Zudem werden immer mehr Themen in den digitalen Bereich verlagert. So müssen sich Unternehmen Gedanken machen, wie sie zum Beispiel neue Mitarbeiter digital „onboarden“ oder Talententwicklungsprogramme in Hybrid-Formaten anbieten.
Schließlich sehe ich auch eine Werte-Verschiebung im Bereich Beruf und Freizeit. Ich sehe hier zukünftig nicht nur bei der jüngeren Generation einen hohen Anspruch auf eine ausgewogenen Work-Life-Balance und das Streben nach Sinnhaftigkeit im Job, sondern auch bei erfahrenen Mitarbeitern der Generation X.
Welche Faktoren sind aus Ihrer Sicht entscheidend, damit sich Organisationen auf deutliche Veränderungen des Umfelds (Markt, Gesellschaft) einstellen können? Anders formuliert: Was macht organisatorische Anpassungsfähigkeit aus?

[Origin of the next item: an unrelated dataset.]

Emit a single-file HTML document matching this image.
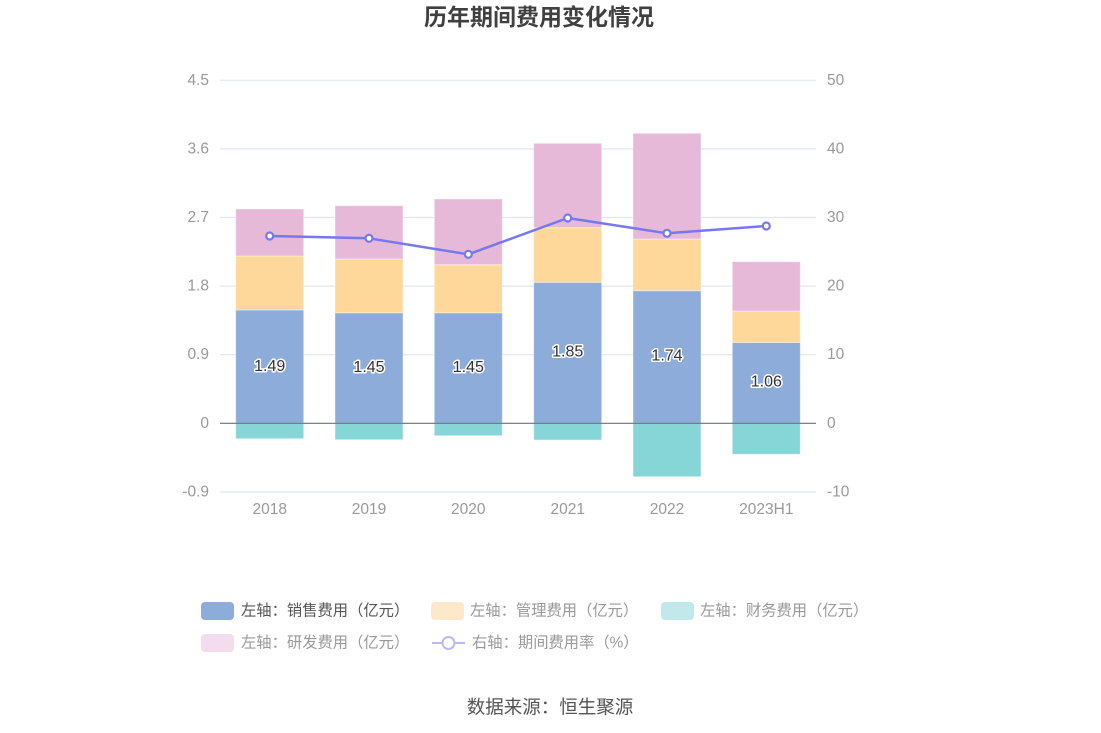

Das Stichwort „Mentale Flexibilität“ steht hier für mich im Vordergrund. Denn der Status-quo ist immer nur vorübergehend. Gebraucht wird jetzt eine Haltung, die Veränderungen als Chance sieht und sie mit offenen Armen begrüßt. Diese „Veränderungs-Kompetenz“ wird auch im Recruiting von neuen Mitarbeitern eine immer größere Rolle spielen. Denn wenn Mitarbeiter dies nicht verinnerlicht haben und alles wie es ist bewahren wollen, werden sie von anderen überholt.
Auf der organisatorischen Ebene sehe ich das ähnlich. Hier werden sich die Unternehmen durchsetzen, die sich mit hoher Geschwindigkeit anpassen können. Mehr noch: Diejenigen, die entsprechende Frühwarnsysteme etabliert haben, die Veränderungen auf dem Markt antizipieren und darauf kurzfristig reagieren können, sehe ich ganz klar an der Spitze.